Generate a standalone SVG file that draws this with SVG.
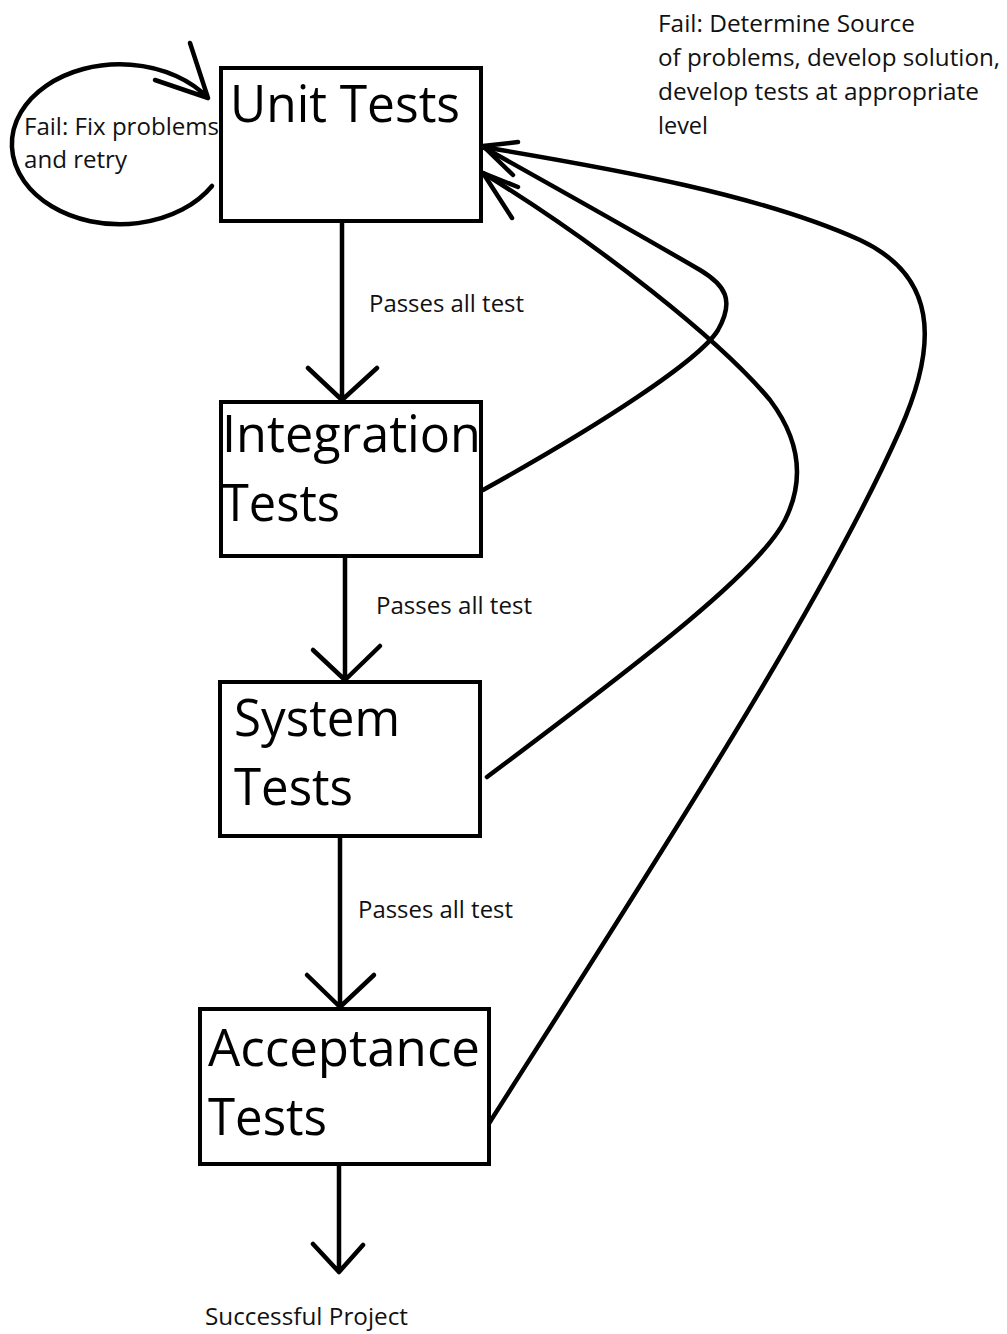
<svg xmlns="http://www.w3.org/2000/svg" width="1007" height="1334" viewBox="0 0 1007 1334">
<style>
.box{fill:#fff;stroke:#000;stroke-width:4}
.ln{fill:none;stroke:#000;stroke-width:4.5;stroke-linecap:round;stroke-linejoin:round}
.big{font-family:"Open Sans","Noto Sans",sans-serif;font-size:52px;fill:#000}
.sm{font-family:"Open Sans","Noto Sans",sans-serif;font-size:23px;fill:#111}
</style>
<rect width="1007" height="1334" fill="#fff"/>
<g id="connectors">
<path class="ln" d="M342,221 V400 M308,368 L342,400 L377,368"/>
<path class="ln" d="M345,556 V680 M313,650 L345,680 L380,646"/>
<path class="ln" d="M340,836 V1007 M307,975 L340,1007 L374,975"/>
<path class="ln" d="M339,1164 V1272 M313,1244 L339,1272 L363,1245"/>
<path class="ln" d="M212,186 A108 80 0 1 1 208,98 M190,43 L208,98 L155,80"/>
<path class="ln" d="M483,490 C600,425 700,360 718,330 C735,300 725,285 700,270 C640,235 560,190 483,147"/>
<path class="ln" d="M487,777 C650,655 760,570 785,520 C805,480 800,440 770,400 C720,340 600,245 483,173"/>
<path class="ln" d="M488,1125 C650,870 820,610 900,430 C940,340 935,275 860,240 C760,195 620,170 483,147"/>
<path class="ln" d="M518,142 L483,146 L513,175 M518,187 L483,173 L512,218"/>
</g>
<g id="unit">
<rect class="box" x="221" y="68" width="260" height="153"/>
<text class="big" x="230" y="122" textLength="230" lengthAdjust="spacingAndGlyphs">Unit Tests</text>
</g>
<g id="integration">
<rect class="box" x="221" y="402" width="260" height="154"/>
<text class="big" x="222" y="452" textLength="259" lengthAdjust="spacingAndGlyphs">Integration</text>
<text class="big" x="222" y="521" textLength="118" lengthAdjust="spacingAndGlyphs">Tests</text>
</g>
<g id="system">
<rect class="box" x="220" y="682" width="260" height="154"/>
<text class="big" x="234" y="736" textLength="166" lengthAdjust="spacingAndGlyphs">System</text>
<text class="big" x="234" y="805" textLength="119" lengthAdjust="spacingAndGlyphs">Tests</text>
</g>
<g id="acceptance">
<rect class="box" x="200" y="1009" width="289" height="155"/>
<text class="big" x="208" y="1066" textLength="272" lengthAdjust="spacingAndGlyphs">Acceptance</text>
<text class="big" x="208" y="1135" textLength="119" lengthAdjust="spacingAndGlyphs">Tests</text>
</g>
<g id="labels">
<text class="sm" x="24" y="135" textLength="195" lengthAdjust="spacingAndGlyphs">Fail: Fix problems</text>
<text class="sm" x="24" y="168" textLength="103" lengthAdjust="spacingAndGlyphs">and retry</text>
<text class="sm" x="658" y="32" textLength="257" lengthAdjust="spacingAndGlyphs">Fail: Determine Source</text>
<text class="sm" x="658" y="66" textLength="342" lengthAdjust="spacingAndGlyphs">of problems, develop solution,</text>
<text class="sm" x="658" y="100" textLength="321" lengthAdjust="spacingAndGlyphs">develop tests at appropriate</text>
<text class="sm" x="658" y="134" textLength="50" lengthAdjust="spacingAndGlyphs">level</text>
<text class="sm" x="369" y="312" textLength="155" lengthAdjust="spacingAndGlyphs">Passes all test</text>
<text class="sm" x="376" y="614" textLength="156" lengthAdjust="spacingAndGlyphs">Passes all test</text>
<text class="sm" x="358" y="918" textLength="155" lengthAdjust="spacingAndGlyphs">Passes all test</text>
<text class="sm" x="205" y="1325" textLength="203" lengthAdjust="spacingAndGlyphs">Successful Project</text>
</g>
</svg>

• _WRITTEN EXERCISE_: Copy out the listing exactly as it stands, but not the pictures.

• _SOLUTION FOR THIS PROBLEM_:
Generate a standalone SVG file that draws this with SVG.
<svg xmlns="http://www.w3.org/2000/svg" width="1007" height="1334" viewBox="0 0 1007 1334">
<style>
.box{fill:#fff;stroke:#000;stroke-width:4}
.ln{fill:none;stroke:#000;stroke-width:4.5;stroke-linecap:round;stroke-linejoin:round}
.big{font-family:"Open Sans","Noto Sans",sans-serif;font-size:52px;fill:#000}
.sm{font-family:"Open Sans","Noto Sans",sans-serif;font-size:23px;fill:#111}
</style>
<rect width="1007" height="1334" fill="#fff"/>
<g id="connectors">
<path class="ln" d="M342,221 V400 M308,368 L342,400 L377,368"/>
<path class="ln" d="M345,556 V680 M313,650 L345,680 L380,646"/>
<path class="ln" d="M340,836 V1007 M307,975 L340,1007 L374,975"/>
<path class="ln" d="M339,1164 V1272 M313,1244 L339,1272 L363,1245"/>
<path class="ln" d="M212,186 A108 80 0 1 1 208,98 M190,43 L208,98 L155,80"/>
<path class="ln" d="M483,490 C600,425 700,360 718,330 C735,300 725,285 700,270 C640,235 560,190 483,147"/>
<path class="ln" d="M487,777 C650,655 760,570 785,520 C805,480 800,440 770,400 C720,340 600,245 483,173"/>
<path class="ln" d="M488,1125 C650,870 820,610 900,430 C940,340 935,275 860,240 C760,195 620,170 483,147"/>
<path class="ln" d="M518,142 L483,146 L513,175 M518,187 L483,173 L512,218"/>
</g>
<g id="unit">
<rect class="box" x="221" y="68" width="260" height="153"/>
<text class="big" x="230" y="122" textLength="230" lengthAdjust="spacingAndGlyphs">Unit Tests</text>
</g>
<g id="integration">
<rect class="box" x="221" y="402" width="260" height="154"/>
<text class="big" x="222" y="452" textLength="259" lengthAdjust="spacingAndGlyphs">Integration</text>
<text class="big" x="222" y="521" textLength="118" lengthAdjust="spacingAndGlyphs">Tests</text>
</g>
<g id="system">
<rect class="box" x="220" y="682" width="260" height="154"/>
<text class="big" x="234" y="736" textLength="166" lengthAdjust="spacingAndGlyphs">System</text>
<text class="big" x="234" y="805" textLength="119" lengthAdjust="spacingAndGlyphs">Tests</text>
</g>
<g id="acceptance">
<rect class="box" x="200" y="1009" width="289" height="155"/>
<text class="big" x="208" y="1066" textLength="272" lengthAdjust="spacingAndGlyphs">Acceptance</text>
<text class="big" x="208" y="1135" textLength="119" lengthAdjust="spacingAndGlyphs">Tests</text>
</g>
<g id="labels">
<text class="sm" x="24" y="135" textLength="195" lengthAdjust="spacingAndGlyphs">Fail: Fix problems</text>
<text class="sm" x="24" y="168" textLength="103" lengthAdjust="spacingAndGlyphs">and retry</text>
<text class="sm" x="658" y="32" textLength="257" lengthAdjust="spacingAndGlyphs">Fail: Determine Source</text>
<text class="sm" x="658" y="66" textLength="342" lengthAdjust="spacingAndGlyphs">of problems, develop solution,</text>
<text class="sm" x="658" y="100" textLength="321" lengthAdjust="spacingAndGlyphs">develop tests at appropriate</text>
<text class="sm" x="658" y="134" textLength="50" lengthAdjust="spacingAndGlyphs">level</text>
<text class="sm" x="369" y="312" textLength="155" lengthAdjust="spacingAndGlyphs">Passes all test</text>
<text class="sm" x="376" y="614" textLength="156" lengthAdjust="spacingAndGlyphs">Passes all test</text>
<text class="sm" x="358" y="918" textLength="155" lengthAdjust="spacingAndGlyphs">Passes all test</text>
<text class="sm" x="205" y="1325" textLength="203" lengthAdjust="spacingAndGlyphs">Successful Project</text>
</g>
</svg>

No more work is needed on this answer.